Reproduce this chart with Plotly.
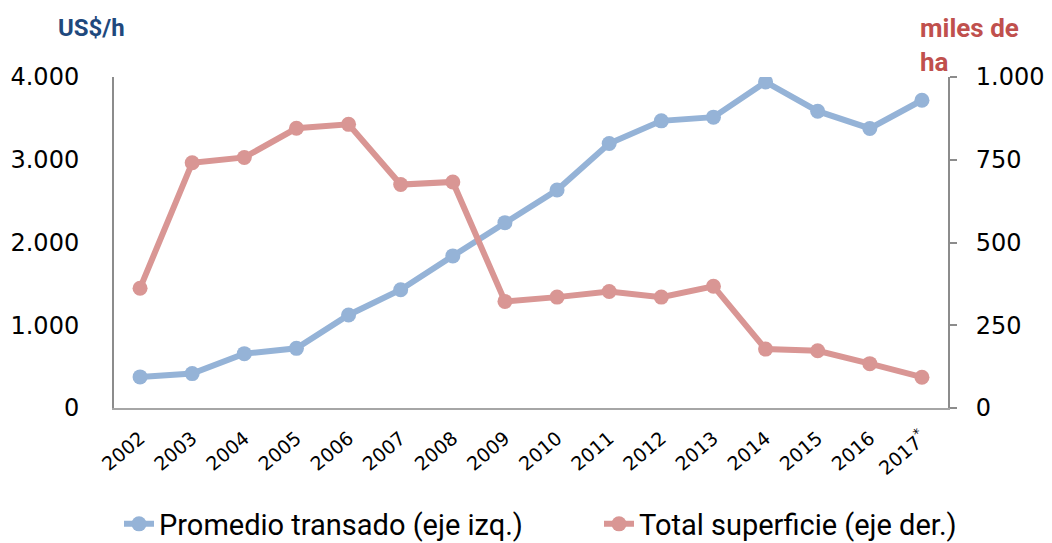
import plotly.graph_objects as go

years = ["2002", "2003", "2004", "2005", "2006", "2007", "2008", "2009",
         "2010", "2011", "2012", "2013", "2014", "2015", "2016", "2017*"]
tick_text = ["2002", "2003", "2004", "2005", "2006", "2007", "2008", "2009",
             "2010", "2011", "2012", "2013", "2014", "2015", "2016", "2017<sup>*</sup>"]
promedio = [376, 416, 657, 721, 1124, 1429, 1838, 2240, 2634, 3197, 3470, 3515,
            3940, 3587, 3378, 3719]
superficie = [362, 741, 757, 845, 857, 675, 683, 322, 335, 352, 335, 368,
              178, 173, 134, 93]

left_ticks = [0, 1000, 2000, 3000, 4000]
left_labels = ["0", "1.000", "2.000", "3.000", "4.000"]
right_ticks = [0, 250, 500, 750, 1000]
right_labels = ["0", "250", "500", "750", "1.000"]

BLUE = "#95B3D7"
RED = "#D99694"
FONT = "DejaVu Sans"
OFF = 8  # page body margin

W, H = 1052, 543
L, R, T, B = 114 - OFF, W - (948 - OFF), 77 - OFF, H - (408.5 - OFF)

fig = go.Figure()
fig.add_trace(go.Scatter(
    x=years, y=promedio, name="Promedio transado (eje izq.)",
    mode="lines+markers", line=dict(color=BLUE, width=6),
    marker=dict(color=BLUE, size=15), yaxis="y", legend="legend"))
fig.add_trace(go.Scatter(
    x=years, y=superficie, name="Total superficie (eje der.)",
    mode="lines+markers", line=dict(color=RED, width=6),
    marker=dict(color=RED, size=15), yaxis="y2", legend="legend2"))

legend_common = dict(orientation="h", xanchor="left", yref="container", xref="container",
                     y=(H - (524 - OFF)) / H, yanchor="middle",
                     font=dict(size=29, family="Roboto"), bgcolor="rgba(0,0,0,0)")

fig.update_layout(
    width=W, height=H,
    margin=dict(l=L, r=R, t=T, b=B, autoexpand=False),
    plot_bgcolor="white", paper_bgcolor="white",
    font=dict(family=FONT, color="black"),
    showlegend=True,
    legend=dict(x=(119 - OFF) / W, **legend_common),
    legend2=dict(x=(599 - OFF) / W, **legend_common),
    xaxis=dict(type="category", categoryorder="array", categoryarray=years,
               tickmode="array", tickvals=years, ticktext=tick_text,
               tickangle=-40, tickfont=dict(size=19),
               showline=True, linecolor="#A6A6A6", linewidth=2,
               showgrid=False, ticks="", range=[-0.5, 15.5], zeroline=False,
               automargin=False, ticklabelstandoff=10),
    yaxis=dict(range=[0, 4000], tickmode="array", tickvals=left_ticks,
               ticktext=left_labels, tickfont=dict(size=24),
               showline=True, linecolor="#8C8C8C", linewidth=2,
               showgrid=False, zeroline=False, ticks="", ticklabelstandoff=28,
               automargin=False),
    yaxis2=dict(range=[0, 1000], overlaying="y", side="right",
                tickmode="array", tickvals=right_ticks, ticktext=right_labels,
                tickfont=dict(size=24), showline=True, linecolor="#8C8C8C",
                linewidth=2, showgrid=False, zeroline=False,
                ticks="outside", ticklen=7, tickcolor="#8C8C8C", tickwidth=2,
                automargin=False, ticklabelstandoff=14),
)

fig.add_annotation(text="<b>US$/h</b>", xref="paper", yref="paper",
                   x=(91 - 114) / 834, y=(408.5 - 28) / 331.8,
                   xanchor="center", yanchor="middle",
                   showarrow=False, font=dict(size=24, color="#1F497D", family="Roboto"))
fig.add_annotation(text="<b>miles de<br>ha</b>", xref="paper", yref="paper",
                   x=(918 - 114) / 834, y=(408.5 - 11) / 331.8,
                   xanchor="left", yanchor="top", align="left",
                   showarrow=False, font=dict(size=26, color="#C0504D", family="Roboto"))

fig.write_html("out.html")
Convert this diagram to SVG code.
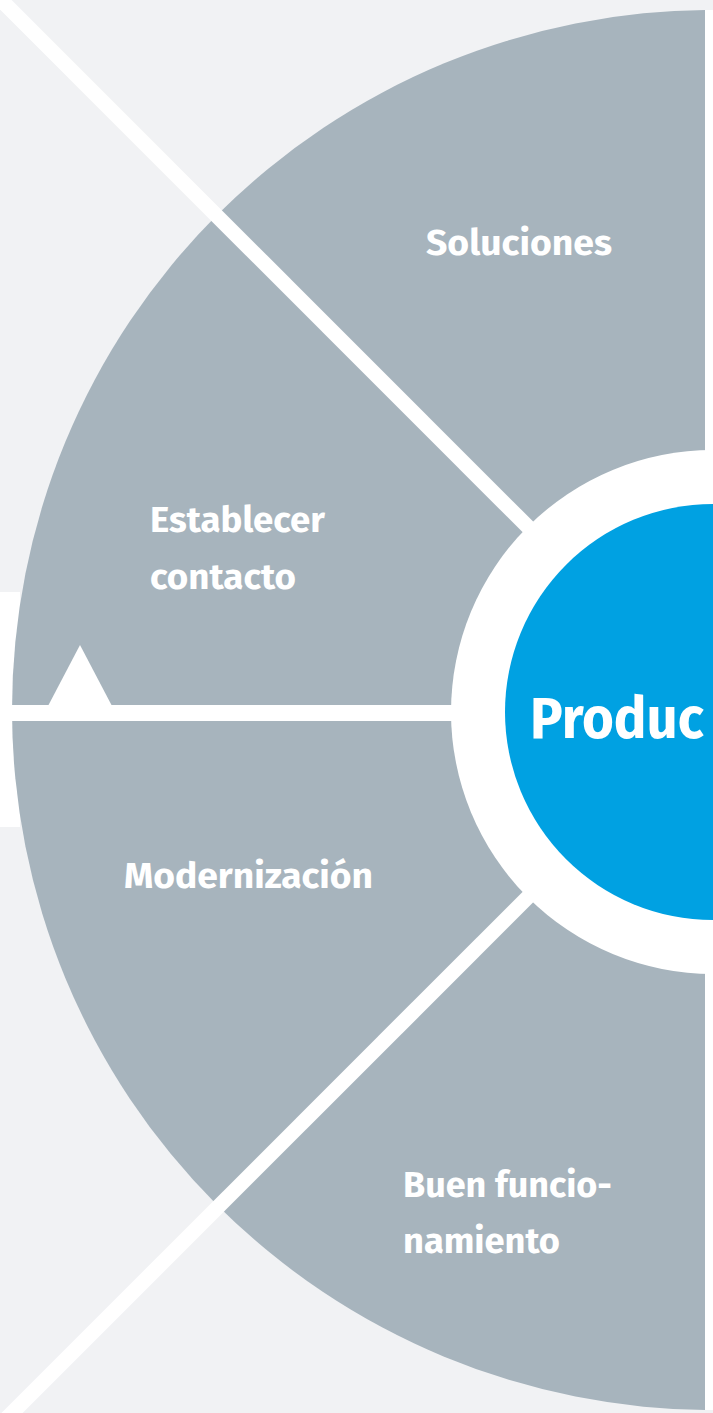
+++
*The problem*
Write out, word for word, the lines from the start of the data through the one holding "import plotly.graph_objects as go". Omit pictures.

*Output*
Reproduce this chart with Plotly.
import plotly.graph_objects as go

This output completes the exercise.